Firstly, a disclaimer: I am a scientist, who is also interested in governance and politics, so the following post may come across as somewhat heated. Apologies, but I do feel that the recent furore over Prof. David Nutt’s sacking as Chair of the Advisory Council on the Misuse of Drugs (ACMD) goes right to the heart of why I took up both science and politics as profession and interest respectively.
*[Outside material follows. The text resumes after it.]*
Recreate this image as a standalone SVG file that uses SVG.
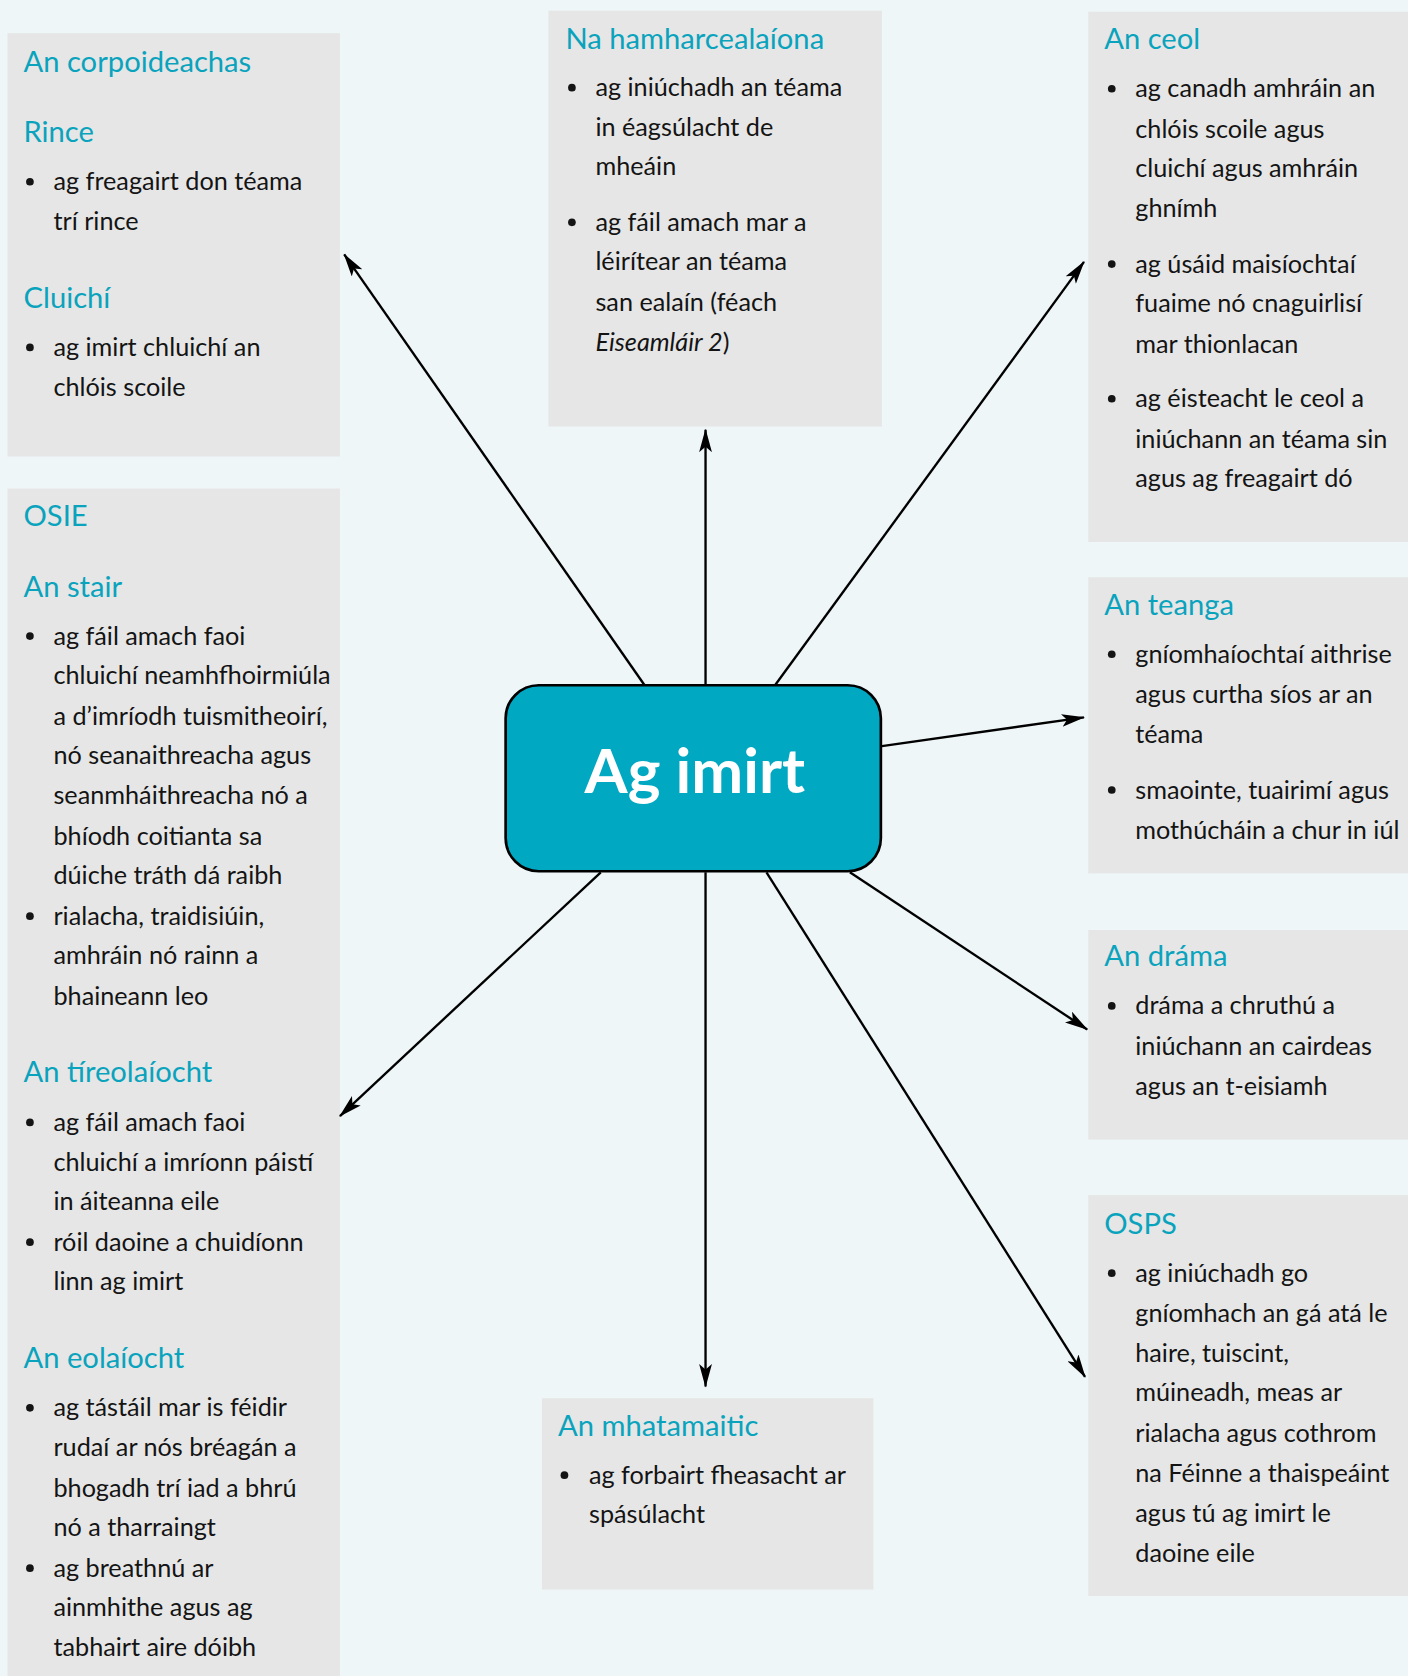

We begin with Prof. Nutt’s most recent criticism of the government’s drugs policy, which attracted headlines for claiming that alcohol, despite being legal and freely available, was more harmful than the Class A narcotic ecstasy (MDMA). At first sight this may seem like an outlandish statement to make, but the evidence, collated by Prof. Nutt, suggests otherwise; granted, the recent publication from Nutt’s The Centre for Crime and Justice Studies (CCJS) at King’s College London wasn’t peer-reviewed, but the methodologies used to calculate his ‘harm index’ were so, and published in one of the most respected medical journals, The Lancet in 2007 (the full article is behind a paywall, contact me if you want the pdf…). Just to repeat this – using what seems to me to be a robust method, taking into account everything from physical harm to the user to social harms at large, ecstasy does indeed seem to be less dangerous than alcohol, and it’s using this tried and tested method of enquiry that Nutt used to conclude that cannabis should remain a class C drug.